If you’ve seen something before, you’re more likely to believe it when you came across it again.

That stickiness can be compounded by the illusory truth effect, which Jalbert explains is a “phenomenon that merely repeating information makes it seem more true. This occurs for true information and for false information. If you’ve seen something before, you’re more likely to believe it when you come across it again. Before it was ever studied in a lab, demagogues knew that it worked, that just merely repeating something over and over was an effective tactic to spread that belief.”

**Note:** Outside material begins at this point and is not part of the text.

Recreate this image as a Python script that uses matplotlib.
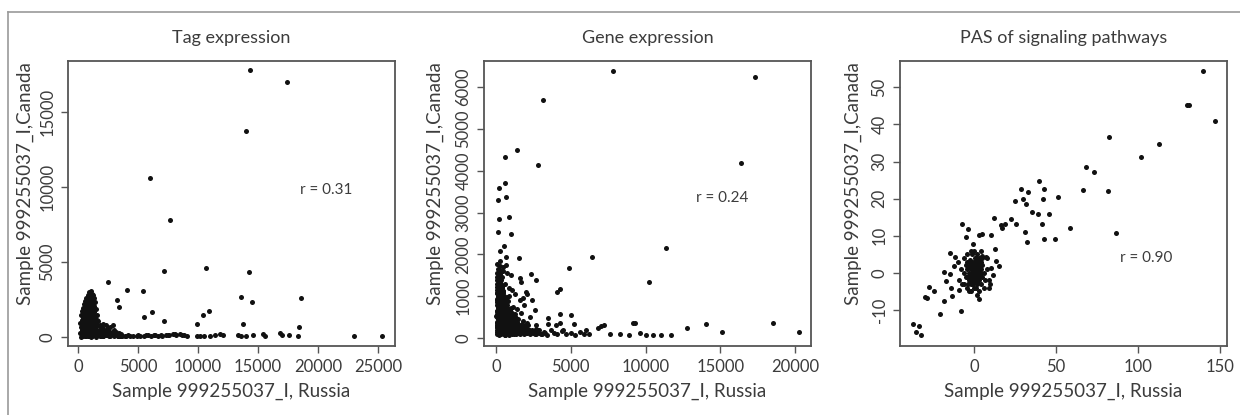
import matplotlib
matplotlib.use('Agg')
import matplotlib.pyplot as plt
from matplotlib.lines import Line2D

plt.rcParams['font.family'] = ['Lato', 'DejaVu Sans']

# ---- Tag expression ----
tag_x = [14300, 17400, 14000, 6000, 7700, 2500, 4100, 5400, 7200, 10700, 14200,
         3250, 3400, 5500, 6200, 7200, 9900, 10400, 10900, 13600, 14500, 13700,
         18600, 18400, 23000, 25300,
         1050, 950, 1150, 850, 1250, 1000, 700, 1350, 900, 1150, 600, 1050, 1400,
         800, 1200, 500, 950, 1300, 700, 1100, 400, 850, 1500, 1200, 600, 1000,
         300, 1350, 750, 1100, 500, 900, 1600, 250, 1250, 650, 1000, 400, 1450,
         800, 1150, 300, 550, 1700, 950, 200, 1300, 700, 1050, 450, 1850, 1500,
         850, 250, 1200, 600, 2000, 950, 350, 1650, 750, 1350, 200, 1000, 550,
         1800, 1200, 400, 800, 1500, 250, 1100, 650, 1900, 900, 1400, 500, 1100,
         700, 1300, 900, 600, 1100, 800, 1000, 1200, 850,
         2100, 2300, 2700, 2900, 2000, 2500, 3000, 2200, 2600, 3200, 2400, 2800,
         3400, 3600, 2000, 2300, 3000, 3300, 3700, 4000, 4300, 2600, 2100, 3500,
         1800, 1900,
         4600, 4900, 5200, 5500, 5800, 6100, 6400, 6700, 7000, 7300, 7600, 7900,
         8200, 8500, 8800, 9100, 9900, 10200, 10500, 11000, 11400, 11800, 12100,
         13300, 13600, 14000, 14600, 15400, 15600, 16800, 17000, 17600, 18300,
         300, 600, 900, 1200, 1500, 1800, 2100, 2400, 2700, 3000, 3300, 3600, 3900, 4200,
         250, 550, 850, 1150, 1450, 1750, 2050, 2350, 2650, 2950,
         300, 600, 900, 1200, 1500, 1800, 2100, 2400,
         350, 650, 950, 1250, 1550, 1850,
         400, 700, 1000, 1300, 1600,
         450, 750, 1050, 1350,
         550, 850, 1150,
         650, 950, 1250,
         750, 1050,
         950,
         5000, 5700, 6300, 6900, 7500, 8100, 8700]
tag_y = [17800, 17000, 13700, 10600, 7800, 3700, 3150, 3100, 4400, 4600, 4350,
         2450, 2000, 1350, 1650, 1100, 900, 1500, 1750, 2700, 2350, 850,
         2600, 650, 100, 100,
         3100, 2980, 2900, 2820, 2780, 2700, 2620, 2600, 2540, 2480, 2420, 2380,
         2330, 2280, 2230, 2180, 2140, 2100, 2050, 2010, 1960, 1920, 1880, 1840,
         1800, 1760, 1720, 1680, 1640, 1600, 1560, 1520, 1480, 1440, 1400, 1360,
         1320, 1280, 1240, 1200, 1160, 1120, 1080, 1040, 1000, 960, 920, 880, 840,
         800, 760, 720, 680, 640, 600, 560, 520, 480, 440, 400, 360, 320, 280,
         240, 200, 160, 120, 80, 40, 20, 10, 0, 100, 60, 150, 200, 300, 450, 700,
         800, 1100, 1400, 1700, 2000, 2200, 2450, 2650,
         900, 780, 700, 800, 650, 600, 500, 480, 400, 350, 320, 280,
         250, 200, 200, 150, 150, 100, 90, 70, 60, 80, 50, 40,
         350, 550,
         80, 60, 100, 70, 120, 90, 140, 100, 80, 150, 110, 170,
         130, 190, 120, 100, 70, 90, 60, 100, 140, 190, 160,
         130, 80, 70, 110, 180, 90, 240, 120, 120, 90,
         60, 90, 40, 70, 110, 50, 80, 120, 60, 100, 40, 90, 70, 110,
         250, 220, 280, 240, 260, 210, 270, 230, 190, 250,
         500, 470, 530, 490, 510, 460, 520, 480,
         800, 830, 770, 820, 780, 810,
         1100, 1070, 1130, 1080, 1120,
         1400, 1430, 1370, 1410,
         1700, 1730, 1670,
         2000, 1970, 2030,
         2300, 2330,
         2600,
         130, 160, 110, 150, 120, 170, 140]

# ---- Gene expression ----
gene_x = [7800, 17300, 3150, 1400, 600, 2800, 16400, 180, 600, 130, 650, 200,
          900, 150, 1000, 300, 530, 650, 1550, 6450, 11350, 4850, 10250, 2350,
          2650, 1600, 4050, 4300, 3500, 4250, 5000, 4250, 5200, 7000, 9150, 9300,
          12800, 14050, 15100, 18500, 20250, 7600, 8300, 8900, 9600, 10000, 10500,
          11000, 11700, 6800, 7200,
          100, 250, 150, 350, 80, 200, 420, 120, 300, 60, 220, 380, 140, 500, 90,
          260, 420, 160, 600, 70, 320, 200, 480, 110, 700, 250, 380, 60, 550, 180,
          300, 800, 100, 420, 650, 220, 900, 60, 350, 500, 150, 1000, 280, 700, 80,
          450, 1200, 200, 600, 900, 350, 1100, 750, 550, 1300, 850, 1500, 1050,
          1250, 950, 700, 1150, 850, 600, 450, 750, 1000, 900, 1300, 1100, 500,
          300, 650, 1600, 1400, 1700, 1800, 1900, 2000, 1600, 1450, 2200, 2400,
          2100, 2600, 2300, 2800, 3000, 2700, 1900, 2100, 2000, 1700, 1800, 2400,
          2600, 3200, 3400, 3700, 3900, 4100, 4400, 4700, 5000, 5300, 5600, 5900,
          6200, 4000, 3500, 4500, 6000,
          50, 180, 320, 470, 610, 760, 900, 1050, 1200, 1350, 1500, 1680, 1850,
          2050, 2250, 2450, 2650, 2850, 3100, 3300,
          90, 230, 380, 520, 690, 830, 980, 1130, 1280, 1450, 1620, 1800, 2000,
          2200, 2400, 2650, 2900,
          40, 170, 300, 440, 580, 730, 880, 1030, 1180, 1350, 1550, 1750, 1950, 2150,
          120, 260, 400, 540, 680, 830, 990, 1150, 1320, 1500,
          60, 200, 340, 480, 630, 780, 940, 1100, 1300,
          110, 250, 390, 530, 690, 850, 1010,
          50, 180, 320, 460, 620, 780,
          130, 270, 410, 560, 720,
          60, 200, 340, 500,
          150, 290, 430,
          80, 230,
          120, 350, 560, 790, 1020, 1260, 1490, 1730, 1980, 2220,
          70, 260, 480, 710, 950, 1180, 1420,
          110, 250, 390, 540, 680, 830, 970, 1120, 1270, 1420, 1600, 1780, 1960,
          2150, 2350, 2550, 2750,
          40, 160, 300, 450, 600, 750, 900, 1050, 1210, 1380, 1560, 1740,
          90, 230, 370, 510, 660, 800, 950, 1100, 1260, 1430,
          30, 170, 310, 450, 600, 750, 900, 1060, 1220,
          80, 220, 360, 500, 650, 800, 960,
          40, 170, 310, 450, 600, 750,
          90, 230, 370, 520, 680,
          40, 170, 310, 450,
          100, 240, 380,
          40, 180, 320,
          120, 260]
gene_y = [6380, 6250, 5700, 4500, 4330, 4130, 4180, 3580, 3700, 3300, 3370, 2850,
          2900, 2530, 2500, 2080, 2200, 1950, 1920, 1950, 2150, 1670, 1330, 1520,
          1380, 1440, 1090, 1170, 470, 580, 560, 370, 330, 280, 360, 360,
          250, 340, 150, 370, 140, 90, 100, 80, 120, 70, 80,
          80, 70, 250, 300,
          1780, 1720, 1650, 1600, 1550, 1500, 1450, 1400, 1350, 1300, 1250, 1200,
          1150, 1120, 1080, 1040, 1000, 960, 930, 900, 870, 830, 800, 770, 740,
          710, 680, 650, 620, 590, 560, 530, 500, 470, 440, 410, 380, 350, 320,
          290, 260, 230, 200, 170, 140, 110, 90, 80, 75, 70, 130, 150, 300, 400,
          250, 450, 180, 350, 500, 600, 850, 750, 1000, 1300, 1600, 1550, 1500,
          1200, 1050, 1150, 1700, 1850, 1750, 900, 700, 600, 400, 250, 120, 100,
          300, 200, 150, 350, 100, 500, 180, 100, 300, 800, 1050, 1100, 1350, 950,
          900, 680, 150, 80, 200, 110, 90, 160, 100, 120, 80, 150, 100,
          90, 300, 330, 200, 180,
          100, 130, 90, 120, 80, 110, 140, 95, 125, 85, 115, 135, 90,
          120, 100, 130, 85, 110, 95, 120,
          200, 230, 180, 215, 190, 240, 205, 175, 225, 195, 210, 185, 235,
          200, 180, 215, 190,
          320, 290, 340, 305, 330, 295, 345, 310, 285, 325, 300, 335, 290, 315,
          450, 480, 430, 465, 440, 470, 425, 455, 485, 445,
          580, 610, 560, 595, 570, 600, 555, 590, 575,
          720, 690, 740, 705, 730, 695, 715,
          860, 890, 840, 875, 850, 880,
          1000, 1030, 980, 1015, 990,
          1150, 1120, 1170, 1135,
          1300, 1330, 1280,
          1450, 1420,
          160, 140, 170, 150, 165, 145, 155, 160, 140, 150,
          260, 240, 270, 250, 235, 265, 245,
          150, 165, 140, 155, 170, 145, 160, 150, 140, 165, 155, 145, 160,
          150, 140, 155, 145,
          260, 275, 250, 265, 245, 270, 255, 240, 265, 250, 260, 245,
          390, 375, 400, 385, 395, 380, 405, 370, 390, 385,
          520, 535, 510, 525, 540, 515, 530, 505, 520,
          650, 665, 640, 655, 670, 645, 660,
          790, 775, 800, 785, 770, 795,
          930, 945, 920, 935, 915,
          1070, 1085, 1060, 1075,
          1220, 1235, 1210,
          1380, 1365, 1390,
          1550, 1540]

# ---- PAS of signaling pathways ----
pas_x = [139.8, 130.1, 131.0, 146.7, 82.5, 112.7, 101.7, 68.5, 73.0, 66.5, 81.9,
         86.5, 58.6, 51.1, 49.7, 45.6, 42.8, 41.3, 42.4, 42.8, 39.9, 38.9, 35.5,
         32.4, 31.2, 32.8, 31.6, 29.8, 28.4, 24.9, 25.7, 22.3, 18.8, 17.2, 16.4,
         12.4, 10.5, 4.9, 3.2, -0.4, -3.4, -7.1, -4.9, 12.8, 15.0, 13.2, 11.9,
         10.3, 8.9, 4.7, 7.1, -14.6, -11.4, -12.2, -18.2, -17.2, -14.6, -13.8,
         -13.4, -9.3, -7.7, -18.0, -24.3, -27.4, -29.6, -28.6, -20.5, 2.8, -37.1,
         -33.6, -35.3, -32.2,
         0, 1, -1, 2, -2, 0, 1, -1, 3, -3, 2, -2, 0, 4, -4, 3, -3, 1, -1, 5, -5,
         4, -4, 2, -2, 0, 1, -1, 2, -2, 3, -3, 0, 1, -1, 2, -2, 0, 4, -4, 5, -5,
         6, -6, 3, -3, 5, -6, 7, -7, 8, -8, 6, -6, 4, -4, 0, 2, -2, 1, -1, 0.5,
         -0.5, 1.5, -1.5, 2.5, -2.5, 3, -3, 1, -1, 9, 10, 8, -9, -10,
         -4, -3, -2, -1, 0, 1, 2, 3, 4, -0.5, 0.5, 1.5, -1.5, 2.5, -2.5, 3.5,
         -3.5, 0, 0.7, -0.7, 1.2, -1.2, 2.2, -2.2, 0.3, -0.3, 1.8, -1.8, 3.2, -3.2]
pas_y = [54.5, 45.2, 45.3, 40.8, 36.7, 34.6, 31.2, 28.5, 27.2, 22.4, 22.2,
         10.8, 12.1, 20.4, 9.1, 15.9, 9.1, 13.1, 19.9, 22.6, 24.8, 15.9, 16.5,
         8.2, 11.0, 21.9, 18.6, 19.9, 22.6, 19.4, 13.3, 14.6, 13.3, 12.2, 13.0,
         14.7, 10.3, 10.5, 10.3, 7.8, 11.8, 13.2, 9.7, 6.4, 1.8, 3.1, -0.6,
         1.2, -4.2, 4.5, 4.2, 5.4, 4.2, 1.8, 0.3, -2.2, -0.2, -4.2,
         -6.3, -4.7, -10.3, -7.5, -5.0, -3.8, -6.6, -6.8, -11.0, -7.1, -13.9,
         -14.2, -15.9, -16.7,
         0, 1, -1, 0, 1, 2, -2, 3, 2, -2, -3, -3, -4, 0, 1, 4, 3, 4, 5, -1, -1,
         -3, -4, 5, -5, 3, -4, -2, 2, 2, -1, 0, -1, 0, 1, -1, -1, 1, 3, 3, 2, 2,
         0, 0, -5, -5, 4, 4, -2, -3, 1, 1, -4, -3, 6, 5, 6, -6, 6, 2, 0, -0.5,
         0.5, 1.5, -1.5, 0.5, -0.5, 1, -1, 3, -3, -2, -3, 4, -2, 3,
         -1, 1.5, -0.5, 2.5, -2.5, 1.5, 3, -2, 1, -3, 4, -1, 1, -1.5, 3.5, 0,
         -3, 0.5, -0.8, 0.3, 0.6, -0.6, 1.2, -1.8, 2.2, -2.2, -2.7, 2.7, 3.2, -0.8]

panels = [
    ('Tag expression', tag_x, tag_y, (-833, 26400), (-600, 18400),
     [0, 5000, 10000, 15000, 20000, 25000], [0, 5000, 10000, 15000],
     'r = 0.31', (18500, 9800)),
    ('Gene expression', gene_x, gene_y, (-802, 21056), (-191, 6627),
     [0, 5000, 10000, 15000, 20000], [0, 1000, 2000, 3000, 4000, 5000, 6000],
     'r = 0.24', (13400, 3350)),
    ('PAS of signaling pathways', pas_x, pas_y, (-45.1, 154.3), (-19.7, 57.1),
     [0, 50, 100, 150], [-10, 0, 10, 20, 30, 40, 50],
     'r = 0.90', (88.8, 4.0)),
]
lefts = [68, 484, 900]
ylab_x = [-43, -49, -47]   # px offset of the y label centre from the axes

txt = '#3c3c3c'
box = '#555555'

fig = plt.figure(figsize=(12.4, 4.15), dpi=100)
for (title, xs, ys, xl, yl, xt, yt, rtxt, rpos), left, yx in zip(panels, lefts, ylab_x):
    ax = fig.add_axes([left / 1240, (415 - 346) / 415, 327 / 1240, 285 / 415])
    ax.scatter(xs, ys, s=13, c='#111111', linewidths=0)
    ax.set_xlim(xl)
    ax.set_ylim(yl)
    ax.set_xticks(xt)
    ax.set_yticks(yt)
    ax.set_yticklabels([str(v) for v in yt], rotation=90, va='center')
    ax.tick_params(direction='out', length=5, width=1, color=box, labelcolor=txt,
                   labelsize=12, pad=4)
    for sp in ax.spines.values():
        sp.set_color(box)
        sp.set_linewidth(1.3)
    ax.set_title(title, fontsize=13, color=txt, pad=13)
    ax.set_xlabel('Sample 999255037_I, Russia', fontsize=13.5, color=txt, labelpad=6)
    ax.set_ylabel('Sample 999255037_I,Canada', fontsize=13.5, color=txt, va='center')
    ax.yaxis.set_label_coords(yx / 327, (346 - 184) / 285)
    ax.text(rpos[0], rpos[1], rtxt, fontsize=11, color=txt, va='center')

# thin grey frame along top and left edge
fig.add_artist(Line2D([8 / 1240, 1], [1 - 12 / 415, 1 - 12 / 415], color='#9a9a9a', lw=1.2))
fig.add_artist(Line2D([8 / 1240, 8 / 1240], [0, 1 - 12 / 415], color='#9a9a9a', lw=1.2))

fig.savefig('out.png', dpi=100)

Social media platforms can exacerbate the consequences and impacts. The Wall Street Journal’s Facebook Files investigative series looked at a Facebook algorithm change that led political parties in Europe to emphasize anger and conflict. Facebook researchers wrote “They have learnt that harsh attacks on their opponents net the highest engagement. They claim that they ‘try not to,’ but ultimately ‘you use what works.’”

The bigger, incredibly challenging quandary we all face, especially those who work in local communities, is: How do we incentivize calm, reasoned, and respectful civic discourse when our online environments are incentivized toward conflict and derision? There’s so much work to be done to better understand the forces that are driving us apart.

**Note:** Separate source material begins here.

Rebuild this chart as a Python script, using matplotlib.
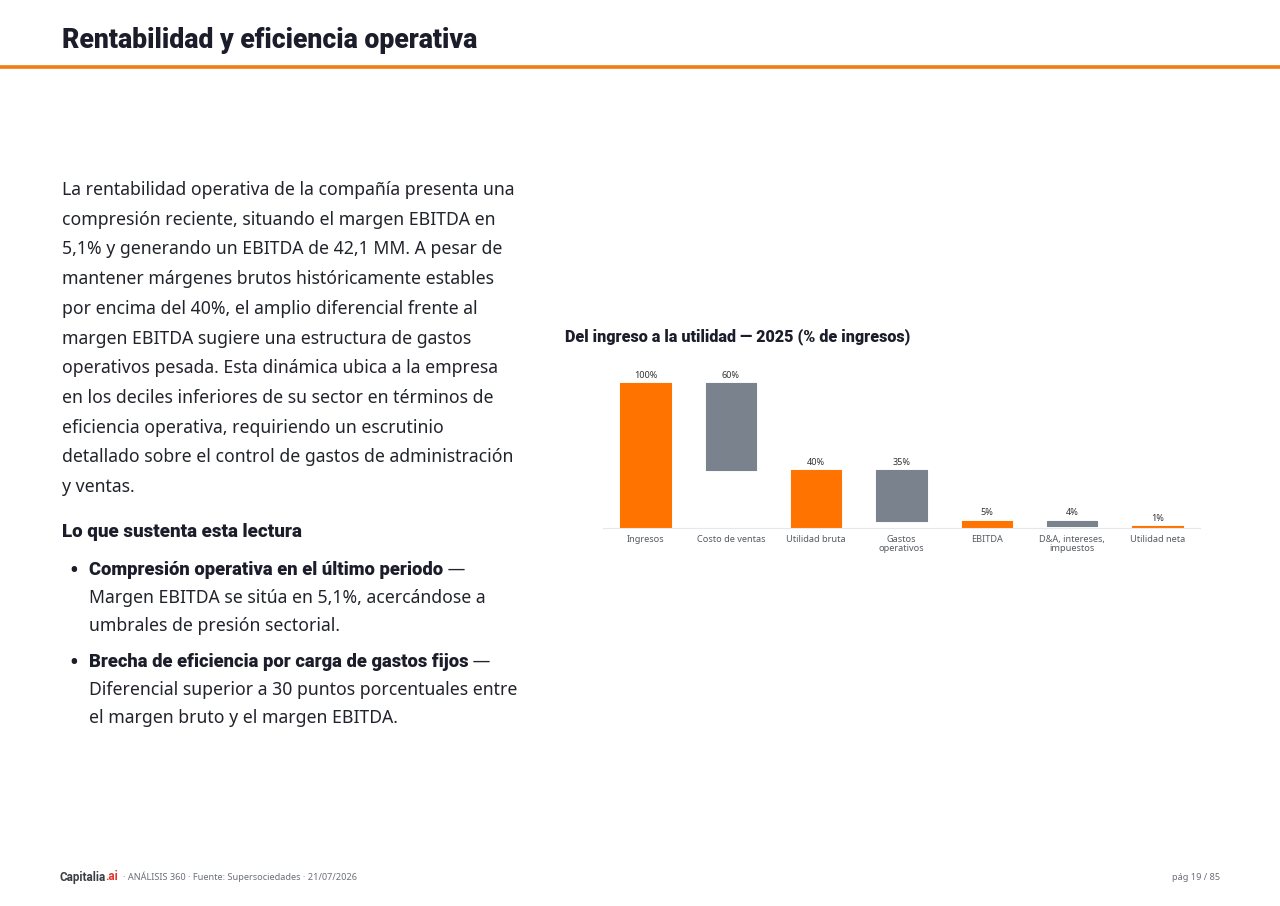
import numpy as np
import matplotlib
matplotlib.use("Agg")
import matplotlib.pyplot as plt

# Data
categories = ["Ingresos", "Costo de ventas", "Utilidad bruta", "Gastos\noperativos",
              "EBITDA", "D&A, intereses,\nimpuestos", "Utilidad neta"]
bar_bottom = [0, 40.1, 0, 5.1, 0, 1.1, 0]
bar_height = [100, 59.9, 40.1, 35.0, 5.1, 4.0, 1.1]
bar_kind = ["total", "resta", "total", "resta", "total", "resta", "total"]
value_labels = ["100%", "60%", "40%", "35%", "5%", "4%", "1%"]

paragraph = [
    "La rentabilidad operativa de la compañía presenta una",
    "compresión reciente, situando el margen EBITDA en",
    "5,1% y generando un EBITDA de 42,1 MM. A pesar de",
    "mantener márgenes brutos históricamente estables",
    "por encima del 40%, el amplio diferencial frente al",
    "margen EBITDA sugiere una estructura de gastos",
    "operativos pesada. Esta dinámica ubica a la empresa",
    "en los deciles inferiores de su sector en términos de",
    "eficiencia operativa, requiriendo un escrutinio",
    "detallado sobre el control de gastos de administración",
    "y ventas.",
]
bullets = [
    ("Compresión operativa en el último periodo", [
        "Margen EBITDA se sitúa en 5,1%, acercándose a",
        "umbrales de presión sectorial."]),
    ("Brecha de eficiencia por carga de gastos fijos", [
        "Diferencial superior a 30 puntos porcentuales entre",
        "el margen bruto y el margen EBITDA."]),
]

ORANGE = "#ff7300"
GRAY = "#7a828e"
INK = "#1b1d2a"
TEXT = "#22242c"
MUTED = "#6b6f78"

plt.rcParams['font.family'] = ['Noto Sans', 'DejaVu Sans']
BOLD = ['Roboto', 'DejaVu Sans']

W, H = 1280, 906
fig = plt.figure(figsize=(W / 100, H / 100), dpi=100)
fig.patch.set_facecolor("white")


def fx(px):
    return px / W


def fy(py):
    return 1 - py / H


# header
fig.text(fx(62), fy(41), "Rentabilidad y eficiencia operativa", fontsize=19.2,
         fontweight=900, family=BOLD, color=INK, va="center", ha="left")
fig.add_artist(plt.Line2D([0, 1], [fy(66.5), fy(66.5)], color="#f07c12", lw=2.6))

# left paragraph
y = 190
for line in paragraph:
    fig.text(fx(62), fy(y), line, fontsize=12.7, color=TEXT, va="center", ha="left")
    y += 29.7

fig.text(fx(62), fy(532), "Lo que sustenta esta lectura", fontsize=13.5,
         fontweight=900, family=BOLD, color=INK, va="center", ha="left")

renderer = fig.canvas.get_renderer()
ys = [570, 662]
for (head, rest), y0 in zip(bullets, ys):
    fig.text(fx(74), fy(y0 + 1), "•", fontsize=17, fontweight="bold", family=BOLD,
             color=INK, va="center", ha="center")
    t = fig.text(fx(89), fy(y0), head, fontsize=13.2, fontweight=900, family=BOLD,
                 color=INK, va="center", ha="left")
    bb = t.get_window_extent(renderer)
    fig.text(bb.x1 / W, fy(y0), " —", fontsize=12.7, color=TEXT, va="center", ha="left")
    yy = y0
    for line in rest:
        yy += 28
        fig.text(fx(89), fy(yy), line, fontsize=12.7, color=TEXT, va="center", ha="left")

# chart
fig.text(fx(565), fy(337), "Del ingreso a la utilidad — 2025 (% de ingresos)",
         fontsize=11.6, fontweight=900, family=BOLD, color=INK, va="center", ha="left")

ymax = 110
ax_bottom = 528
ax_h = 145 * ymax / 100
ax = fig.add_axes([fx(603), fy(ax_bottom), fx(1200) - fx(603), ax_h / H])
x = np.arange(len(categories))
colors = [ORANGE if k == "total" else GRAY for k in bar_kind]
bars = ax.bar(x, bar_height, bottom=bar_bottom, width=0.59, color=colors,
              edgecolor=colors, linewidth=0.8, zorder=2)
for b in bars:
    b.set_joinstyle("round")
for xi, b, h, lab in zip(x, bar_bottom, bar_height, value_labels):
    ax.text(xi, b + h + 2.2, lab, ha="center", va="bottom", fontsize=6.5, color="#333333")
ax.set_xlim(-0.5, len(categories) - 0.5)
ax.set_ylim(0, ymax)
ax.set_xticks(x)
ax.set_xticklabels(categories, fontsize=6.6, color="#555a63", linespacing=1.0)
ax.tick_params(axis="x", length=0, pad=5)
ax.set_yticks([])
for s in ["top", "right", "left"]:
    ax.spines[s].set_visible(False)
ax.spines["bottom"].set_color("#e6e7ea")
ax.spines["bottom"].set_linewidth(0.8)
ax.set_facecolor("none")

# footer
t1 = fig.text(fx(59), fy(877), "Capitalia", fontsize=8.4, fontweight="bold", family=BOLD,
              color="#3a3d45", va="center", ha="left")
bb = t1.get_window_extent(renderer)
t2 = fig.text(bb.x1 / W, fy(877), ".ai", fontsize=8.4, fontweight="bold", family=BOLD,
              color="#e0362c", va="center", ha="left")
bb = t2.get_window_extent(renderer)
fig.text(bb.x1 / W + fx(5), fy(877), "· ANÁLISIS 360 · Fuente: Supersociedades · 21/07/2026",
         fontsize=6.6, color=MUTED, va="center", ha="left")
fig.text(fx(1220), fy(877), "pág 19 / 85", fontsize=6.6, color=MUTED, va="center", ha="right")

fig.savefig("out.png", dpi=100, facecolor="white")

Michael Grass is the assistant director for communications at the University of Washington’s Center for an Informed Public and a former journalist who previously launched and edited Route Fifty, a digital news publication focused on state, county, and municipal government.

For more information: cip.uw.edu

 

Coming to terms

Here are a few phrases, concepts, and definitions to help explain an increasingly complex digital realm of disinformation.

Brandolini’s law: Named for an Italian researcher, this idea says that the amount of time/money/ energy needed to respond to misinformation online is far greater than the amount of time/money/ energy it takes to create it.

llusory truth effect: A psychology concept that helps explain why some misinformation is so hard to shake. When we hear false or misleading information repeatedly, we may come to think of it as the truth.

Liar’s dividend: For someone who knowingly spreads disinformation, the recipient doesn’t need to be fooled by it for the disinformation to be successful. Seeding doubt and manufacturing uncertainty around something that’s truthful is good enough.

Misinformation vs. disinformation: Misinformation is false or misleading information that is shared unintentionally; disinformation is false or misleading information that is shared intentionally and designed to misinform, confuse, or distract. Defining what is and isn’t mis- and disinformation can sometimes be tricky, since they’re often built around some “kernel of truth.”